Publication: Monitor Volume: 6 Issue: 109

The issues of human rights and democratic principles were clearly on the backburner during yesterday’s summit meeting between U.S. President Bill Clinton and Russian President Vladimir Putin–at least judging by Clinton’s public statements. During the brief joint press conference given by the two leaders following their private meeting in the Kremlin, the U.S. president said that he had expressed concern over the number of civilian casualties in the Chechen war, and had urged Putin to seek a political settlement and to allow international monitors to investigate human rights abuses in the breakaway republic. This, however, was simply a restatement of U.S. official policy, and was far outweighed by Clinton’s statements of approval and encouragement of the Russian president’s policies during both the press conference and an appearance on a Moscow radio program later in the day. Clinton said his personal view was that Putin is “fully capable of building a prosperous, strong Russia while preserving freedom, and pluralism and the rule of law.” The U.S. president also spoke enthusiastically about the economic reform program which Putin outlined during their talks, saying that it would allow Russia to build on the current positive trends in the Russian economy and to attract foreign investment. Clinton also said that he would work to help Russia win renewed funding from the International Monetary Fund (Associated Press, Reuters, Russian agencies, Radio Ekho Moskvy, June 4).
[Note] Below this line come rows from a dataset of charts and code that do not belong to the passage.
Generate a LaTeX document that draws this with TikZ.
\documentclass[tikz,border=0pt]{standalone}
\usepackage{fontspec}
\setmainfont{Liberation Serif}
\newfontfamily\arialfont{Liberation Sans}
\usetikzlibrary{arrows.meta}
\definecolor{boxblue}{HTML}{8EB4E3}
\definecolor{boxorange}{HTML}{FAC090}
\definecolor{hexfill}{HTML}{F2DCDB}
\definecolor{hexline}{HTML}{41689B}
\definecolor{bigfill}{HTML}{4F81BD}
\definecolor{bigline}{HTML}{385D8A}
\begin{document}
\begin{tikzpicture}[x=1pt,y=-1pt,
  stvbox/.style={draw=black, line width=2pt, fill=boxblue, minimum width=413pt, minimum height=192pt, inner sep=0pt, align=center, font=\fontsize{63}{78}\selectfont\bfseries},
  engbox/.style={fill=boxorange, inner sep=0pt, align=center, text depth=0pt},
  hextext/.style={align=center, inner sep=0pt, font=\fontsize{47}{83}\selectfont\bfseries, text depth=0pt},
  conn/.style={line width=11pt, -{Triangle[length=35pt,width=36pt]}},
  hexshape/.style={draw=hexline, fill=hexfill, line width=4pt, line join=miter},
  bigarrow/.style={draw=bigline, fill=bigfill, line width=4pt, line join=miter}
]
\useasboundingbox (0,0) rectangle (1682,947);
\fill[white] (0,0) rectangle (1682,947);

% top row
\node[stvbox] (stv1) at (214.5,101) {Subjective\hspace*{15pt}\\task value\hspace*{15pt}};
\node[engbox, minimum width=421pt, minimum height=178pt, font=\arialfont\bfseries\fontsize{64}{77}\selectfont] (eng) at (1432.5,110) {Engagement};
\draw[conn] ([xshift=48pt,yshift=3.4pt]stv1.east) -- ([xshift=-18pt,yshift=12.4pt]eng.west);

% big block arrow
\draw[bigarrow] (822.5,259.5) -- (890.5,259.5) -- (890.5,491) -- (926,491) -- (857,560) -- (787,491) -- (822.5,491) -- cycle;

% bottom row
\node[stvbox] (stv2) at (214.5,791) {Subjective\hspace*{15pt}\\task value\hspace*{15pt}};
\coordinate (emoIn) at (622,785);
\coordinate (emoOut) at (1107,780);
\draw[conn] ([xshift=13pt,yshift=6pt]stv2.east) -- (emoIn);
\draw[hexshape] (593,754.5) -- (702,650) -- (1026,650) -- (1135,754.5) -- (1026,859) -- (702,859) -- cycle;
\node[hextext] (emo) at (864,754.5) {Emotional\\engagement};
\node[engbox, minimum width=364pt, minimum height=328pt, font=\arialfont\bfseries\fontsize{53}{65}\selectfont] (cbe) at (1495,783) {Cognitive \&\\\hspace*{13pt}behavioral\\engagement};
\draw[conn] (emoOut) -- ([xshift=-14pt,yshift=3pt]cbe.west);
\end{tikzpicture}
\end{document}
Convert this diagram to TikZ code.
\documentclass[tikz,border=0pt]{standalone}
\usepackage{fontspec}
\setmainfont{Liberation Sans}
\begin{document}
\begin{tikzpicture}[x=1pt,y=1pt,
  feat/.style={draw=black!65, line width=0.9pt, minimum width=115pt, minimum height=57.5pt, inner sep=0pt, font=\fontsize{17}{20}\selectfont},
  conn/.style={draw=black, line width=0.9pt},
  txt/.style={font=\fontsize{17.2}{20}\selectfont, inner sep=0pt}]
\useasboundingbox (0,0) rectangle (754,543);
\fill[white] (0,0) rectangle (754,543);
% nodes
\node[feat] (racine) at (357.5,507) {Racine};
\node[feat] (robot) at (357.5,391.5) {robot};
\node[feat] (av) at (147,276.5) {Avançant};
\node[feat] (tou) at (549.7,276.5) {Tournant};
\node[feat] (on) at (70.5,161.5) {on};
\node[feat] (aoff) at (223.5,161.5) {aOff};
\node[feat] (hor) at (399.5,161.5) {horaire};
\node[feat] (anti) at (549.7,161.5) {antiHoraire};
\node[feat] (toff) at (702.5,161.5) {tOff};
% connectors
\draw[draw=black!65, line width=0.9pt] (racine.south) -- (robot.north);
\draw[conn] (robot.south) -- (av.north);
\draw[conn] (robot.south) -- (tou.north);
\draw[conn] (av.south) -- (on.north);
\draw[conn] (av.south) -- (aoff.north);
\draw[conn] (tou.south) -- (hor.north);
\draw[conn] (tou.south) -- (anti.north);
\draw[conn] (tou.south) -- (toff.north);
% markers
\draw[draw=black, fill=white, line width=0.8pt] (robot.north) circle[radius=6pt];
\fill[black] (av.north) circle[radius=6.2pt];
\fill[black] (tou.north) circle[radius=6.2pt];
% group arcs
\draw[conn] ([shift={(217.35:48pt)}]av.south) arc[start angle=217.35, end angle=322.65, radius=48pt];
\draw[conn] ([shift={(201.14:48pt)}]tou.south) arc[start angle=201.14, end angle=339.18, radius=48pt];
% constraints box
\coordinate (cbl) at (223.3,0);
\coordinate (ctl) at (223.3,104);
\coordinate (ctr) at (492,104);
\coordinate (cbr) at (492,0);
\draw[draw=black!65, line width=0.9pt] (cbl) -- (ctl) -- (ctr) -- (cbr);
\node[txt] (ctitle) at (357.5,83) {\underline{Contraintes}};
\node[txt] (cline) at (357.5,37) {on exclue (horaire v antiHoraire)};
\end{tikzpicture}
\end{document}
He made no specific mention of several recent incidents which have raised doubts about Putin’s commitment to press freedom and democratic principles. These would include the May 11 raid by armed government agents on the headquarters of Vladimir Gusinsky’s Media-Most group and the May 31 seizure by customs officials of copies of an Amnesty International report outlining alleged human rights abuses by Russian forces in Chechnya. Nor did he refer to the arrest and detention in Chechnya earlier this year of Radio Liberty correspondent Andrei Babitsky. After being “exchanged” to unknown armed Chechens, Babitsky was released and allowed to return to Moscow, but has been prevented from traveling abroad while he remains under investigation for alleged collusion with the Chechen secessionists. On the other hand, Clinton participated yesterday in a call-in show on Radio Ekho Moskvy, which was simultaneously broadcast on NTV television. Both outlets are part of the Media-Most group, and thus Clinton’s appearance could be interpreted as a gesture in support of the media group. If so, the gesture was very oblique, and Clinton refrained from commenting specifically on the media group’s problems with the authorities (NTV, June 4).
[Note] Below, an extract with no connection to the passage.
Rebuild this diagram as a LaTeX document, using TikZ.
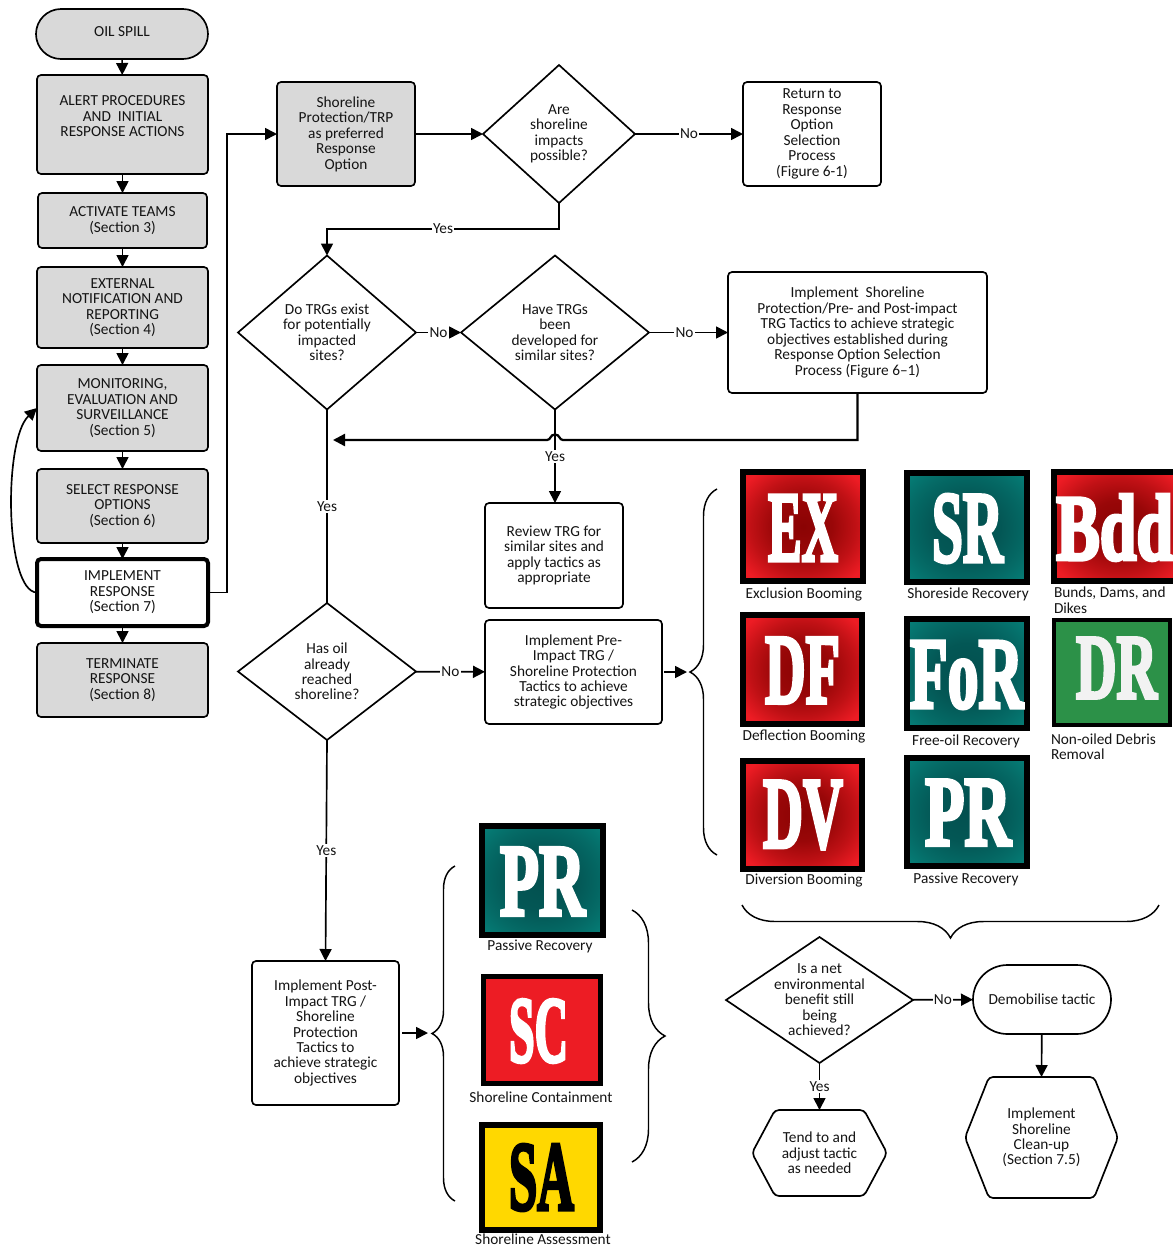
\documentclass[tikz,border=0pt]{standalone}
\usepackage{fontspec}
\setmainfont{Carlito}
\newfontfamily\fatface[BoldFeatures={FakeBold=4}]{Liberation Serif}
\usetikzlibrary{shapes.geometric,shapes.misc,arrows.meta,calc,decorations.pathreplacing}
\definecolor{greybox}{HTML}{D9D9D9}
\definecolor{txt}{HTML}{141414}
\definecolor{tred}{HTML}{ED1C24}
\definecolor{tredd}{HTML}{8A0303}
\definecolor{tteal}{HTML}{067F78}
\definecolor{tteald}{HTML}{03504F}
\definecolor{tgreen}{HTML}{2C9148}
\definecolor{tyellow}{HTML}{FFD800}
\definecolor{offwhite}{HTML}{F2F2F2}
\pgfdeclareradialshading{redhalo}{\pgfpointorigin}{color(0bp)=(tredd); color(12bp)=(tredd!85!tred); color(22bp)=(tred!55!tredd); color(31bp)=(tred); color(50bp)=(tred)}
\pgfdeclareradialshading{tealhalo}{\pgfpointorigin}{color(0bp)=(tteald); color(14bp)=(tteald!85!tteal); color(25bp)=(tteal!55!tteald); color(35bp)=(tteal); color(50bp)=(tteal)}
\newcommand{\gl}[3]{\resizebox{\dimexpr#1pt*3/4\relax}{\dimexpr#2pt*3/4\relax}{\fatface\bfseries #3}}
\newcommand{\hexframe}[2]{\draw[conn,rounded corners=3pt] (#1.west) -- ($(#1.north west)+(#2,0)$) -- ($(#1.north east)+(-#2,0)$) -- (#1.east) -- ($(#1.south east)+(-#2,0)$) -- ($(#1.south west)+(#2,0)$) -- cycle;}
\tikzset{
  every node/.style={inner sep=0pt,outer sep=0pt,align=center,text=txt,font=\fontsize{11.5}{11.6}\selectfont},
  sz/.style 2 args={minimum width=#1*0.75pt,minimum height=#2*0.75pt},
  conn/.style={draw=black,line width=1.25pt},
  arr/.style={conn,-{Triangle[length=9pt,width=9pt]}},
  greyb/.style={draw=black,line width=1.25pt,fill=greybox,rounded corners=3pt},
  whiteb/.style={draw=black,line width=1.25pt,fill=white,rounded corners=3pt},
  thickb/.style={draw=black,line width=3pt,fill=white,rounded corners=3pt},
  stadium/.style={draw=black,line width=1.25pt,rounded rectangle},
  dia/.style={diamond,draw=black,line width=1.25pt,fill=white},
  lab/.style={fill=white,inner sep=1pt},
  tile/.style={draw=black,line width=4.5pt},
  brc/.style={draw=black,line width=1.1pt,decorate,decoration={brace,amplitude=#1*0.75pt}},
}
\begin{document}
\begin{tikzpicture}[x=0.75pt,y=-0.75pt]
\useasboundingbox (0,0) rectangle (1173,1247);
\clip (0,0) rectangle (1173,1247);
% left column
\node[stadium,fill=greybox,sz={172}{50}] (oil) at (122,34) {\raisebox{3pt}{OIL SPILL}};
\node[greyb,sz={171}{99}] (alert) at (122.5,124.5) {ALERT PROCEDURES\\AND\ \ INITIAL\\RESPONSE ACTIONS\\[1pt]~};
\node[greyb,sz={169}{55}] (activate) at (122.5,220.5) {ACTIVATE TEAMS\\(Section 3)};
\node[greyb,sz={171}{81}] (external) at (122.5,307.5) {EXTERNAL\\NOTIFICATION AND\\REPORTING\\(Section 4)};
\node[greyb,sz={171}{86}] (monitor) at (122.5,408) {MONITORING,\\EVALUATION AND\\SURVEILLANCE\\(Section 5)};
\node[greyb,sz={171}{74}] (select) at (122.5,506) {SELECT RESPONSE\\OPTIONS\\(Section 6)};
\node[thickb,sz={171}{67}] (impl) at (122.5,592.5) {IMPLEMENT\\RESPONSE\\(Section 7)};
\node[greyb,sz={171}{74}] (term) at (122.5,680) {TERMINATE\\RESPONSE\\(Section 8)};
% top row
\node[greyb,sz={138}{104}] (shore) at (346,134) {Shoreline\\Protection/TRP\\as preferred\\Response\\Option};
\node[dia,sz={152}{138},label=center:{Are\\shoreline\\impacts\\possible?}] (d1) at (559,134) {};
\node[whiteb,sz={138}{104}] (ret) at (812,134) {Return to\\Response\\Option\\Selection\\Process\\(Figure 6-1)};
% second row
\node[dia,sz={178}{154},label=center:{Do TRGs exist\\for potentially\\impacted\\sites?}] (d2) at (327,332.5) {};
\node[dia,sz={188}{154},label=center:{Have TRGs\\been\\developed for\\similar sites?}] (d3) at (555,332.5) {};
\node[whiteb,sz={259}{121}] (tact) at (857.5,332.5) {Implement\ \ Shoreline\\Protection/Pre- and Post-impact\\TRG Tactics to achieve strategic\\objectives established during\\Response Option Selection\\Process (Figure 6--1)};
\node[whiteb,sz={138}{105}] (review) at (554,555.5) {Review TRG for\\similar sites and\\apply tactics as\\appropriate};
\node[dia,sz={178}{137},label=center:{Has oil\\already\\reached\\shoreline?}] (d4) at (327,671.5) {};
\node[whiteb,sz={177}{104}] (pre) at (573.5,672) {Implement Pre-\\Impact TRG /\\Shoreline Protection\\Tactics to achieve\\strategic objectives};
\node[whiteb,sz={147}{144}] (post) at (325.5,1033) {Implement Post-\\Impact TRG /\\Shoreline\\Protection\\Tactics to\\achieve strategic\\objectives};
% bottom right
\node[dia,sz={187}{126},label=center:{Is a net\\environmental\\benefit still\\being\\achieved?}] (d5) at (819.5,1000) {};
\node[stadium,fill=white,sz={138}{69}] (demob) at (1042,999.5) {Demobilise tactic};
\node[sz={135}{86}] (hex1) at (819.5,1153) {Tend to and\\adjust tactic\\as needed};
\hexframe{hex1}{23}
\node[sz={153}{121}] (hex2) at (1041.5,1137.5) {Implement\\Shoreline\\Clean-up\\(Section 7.5)};
\hexframe{hex2}{24}
% tiles
\node[tile,shade,shading=redhalo,sz={120}{109}] (tEX) at (803,526.5) {};
\node at (803,528) {\textcolor{white}{\gl{70}{65}{EX}}};
\node[tile,shade,shading=tealhalo,sz={120}{109}] (tSR) at (967,527.5) {};
\node at (967.5,528.5) {\textcolor{white}{\gl{71}{67}{SR}}};
\node[tile,shade,shading=redhalo,sz={130}{109}] (tBdd) at (1119,526.5) {};
\node at (1114.5,527.5) {\textcolor{white}{\gl{117}{65}{Bdd}}};
\node[tile,shade,shading=redhalo,sz={119}{109}] (tDF) at (802.5,669.5) {};
\node at (802.5,670.5) {\textcolor{white}{\gl{75}{65}{DF}}};
\node[tile,shade,shading=tealhalo,sz={120}{109}] (tFoR) at (967,673.5) {};
\node at (966.5,675) {\textcolor{white}{\gl{113}{66}{FoR}}};
\node[tile,fill=tgreen,line width=3pt,sz={116}{105}] (tDR) at (1112,672.5) {};
\node at (1116.5,668) {\textcolor{offwhite}{\gl{81}{60}{DR}}};
\node[tile,shade,shading=redhalo,sz={119}{108}] (tDV) at (802.5,815) {};
\node at (803,815) {\textcolor{white}{\gl{80}{66}{DV}}};
\node[tile,shade,shading=tealhalo,sz={120}{108}] (tPR) at (967,812) {};
\node at (968,812.5) {\textcolor{white}{\gl{86}{65}{PR}}};
\node[tile,shade,shading=tealhalo,sz={121}{109}] (tPR2) at (542.5,880.5) {};
\node at (542.5,881.5) {\textcolor{white}{\gl{85}{67}{PR}}};
\node[tile,fill=tred,line width=3.75pt,sz={117}{107}] (tSC) at (542,1030) {};
\node at (538.5,1031) {\textcolor{white}{\gl{59}{62}{SC}}};
\node[tile,fill=tyellow,sz={118}{105}] (tSA) at (541,1177.5) {};
\node at (541.5,1177.5) {\textcolor{black}{\gl{65}{65}{SA}}};
% tile captions
\node (c1) at (804,594) {Exclusion Booming};
\node (c2) at (968,594) {Shoreside Recovery};
\node[anchor=west,align=left] (c3) at (1054,600) {Bunds, Dams, and\\Dikes};
\node (c4) at (804,737) {Deflection Booming};
\node (c5) at (966,741) {Free-oil Recovery};
\node[anchor=west,align=left] (c6) at (1051,746.5) {Non-oiled Debris\\Removal};
\node (c7) at (804,881) {Diversion Booming};
\node (c8) at (966,879) {Passive Recovery};
\node (c9) at (540,946) {Passive Recovery};
\node (c10) at (541,1097.5) {Shoreline Containment};
\node (c11) at (543,1239.5) {Shoreline Assessment};
% braces
\coordinate (b1a) at (717,489); \coordinate (b1b) at (717,855);
\coordinate (b2a) at (742,905); \coordinate (b2b) at (1159,905);
\coordinate (b3a) at (455,866); \coordinate (b3b) at (455,1201);
\coordinate (b4a) at (632,910); \coordinate (b4b) at (632,1162);
\draw[brc=27] (b1b) -- (b1a);
\draw[brc=33] (b2b) -- (b2a);
\draw[brc=23] (b3b) -- (b3a);
\draw[brc=33] (b4a) -- (b4b);
% column arrows
\draw[arr] (oil) -- (alert);
\draw[arr] (alert) -- (activate);
\draw[arr] (activate) -- (external);
\draw[arr] (external) -- (monitor);
\draw[arr] (monitor) -- (select);
\draw[arr] (select) -- (impl);
\draw[arr] (impl) -- (term);
\draw[arr] (impl.west) .. controls (5,592) and (3,440) .. (monitor.west);
\coordinate (up) at (227,134);
\draw[arr] (impl.east) -- (up |- impl.east) -- (up) -- (shore.west);
\draw[arr] (shore) -- (d1);
\draw[arr] (d1) -- node[lab] {No} (ret);
\coordinate (yes1) at (559,229);
\draw[arr] (d1.south) -- (yes1) -- node[lab,pos=.5] {Yes} (yes1 -| d2.north) -- (d2.north);
\draw[arr] (d2) -- node[lab,pos=.5] {No} (d3);
\draw[arr] (d3) -- node[lab,pos=.45] {No} (d3 -| tact.west);
\coordinate (back) at (333,440);
\coordinate (j1) at (563,440); \coordinate (j2) at (547,440);
\coordinate (bend) at (tact.south |- back);
\draw[arr,line width=1.7pt] (tact.south) -- (bend) -- (j1) .. controls (559,440) and (560,434.5) .. (555,434.5) .. controls (550,434.5) and (551,440) .. (j2) -- (back);
\draw[arr] (d3.south) -- node[lab,pos=.5] {Yes} (review.north -| d3.south);
\draw[conn] (d2.south) -- node[lab] {Yes} (d4.north);
\draw[arr] (d4) -- node[lab] {No} (pre);
\draw[arr] (d4.south) -- node[lab] {Yes} (post.north);
\coordinate (pa) at (664,672); \coordinate (pb) at (687,672);
\draw[arr] (pa) -- (pb);
\coordinate (qa) at (402,1033); \coordinate (qb) at (428,1033);
\draw[arr] (qa) -- (qb);
\draw[arr] (d5) -- node[lab] {No} (demob);
\draw[arr] (d5.south) -- node[lab] {Yes} (hex1.north);
\draw[arr] (demob) -- (hex2.north);
\end{tikzpicture}
\end{document}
It is worth noting in this regard that the Clinton administration seemed this time around even more reluctant to offend the Kremlin than it was during the tenure of Boris Yeltsin, whose authoritarian tendencies were arguably less pronounced than those of his successor. For example, in May 1995, in the midst of the first Chechen war and just days before Clinton’s summit with Yeltsin, then U.S. Secretary of State Warren Christopher met with Sergei Kovalev, then head of Yeltsin’s human rights commission and an outspoken critic of the Chechen campaign. Christopher praised Kovalev for his “great service on human rights” and said that the international community was in his debt (Moscow Times, May 5, 1995). Clinton’s timidity during this summit probably stemmed from a desire to defend his administration’s overall record on Russia in its waning days, and from the fact that the current Chechen war is–unlike the previous war–popular inside Russia, meaning that critics like Kovalev are more isolated. Nonetheless, there are still people who have been vocal in criticizing the Chechen war and Putin’s overall approach to human rights issues–Kovalev himself and other well-known human rights activists, like Yelena Bonner and Yuli Rybakov, leader of the Democratic Russia movement. Rybakov, who is also a member of the Union of Right-Wing Forces, recently said that Russia was standing “on the threshold of authoritarianism, behind which is visible the contours of fascism and even Nazism” (Russkaya Mysl, May 25). If Clinton or other administration officials met with any of these people during the summit, it was kept quiet.

In any case, it is possible that Clinton will address the issues of human rights and press freedom more directly today, when he delivers a speech to the State Duma, the lower house of the Russian parliament.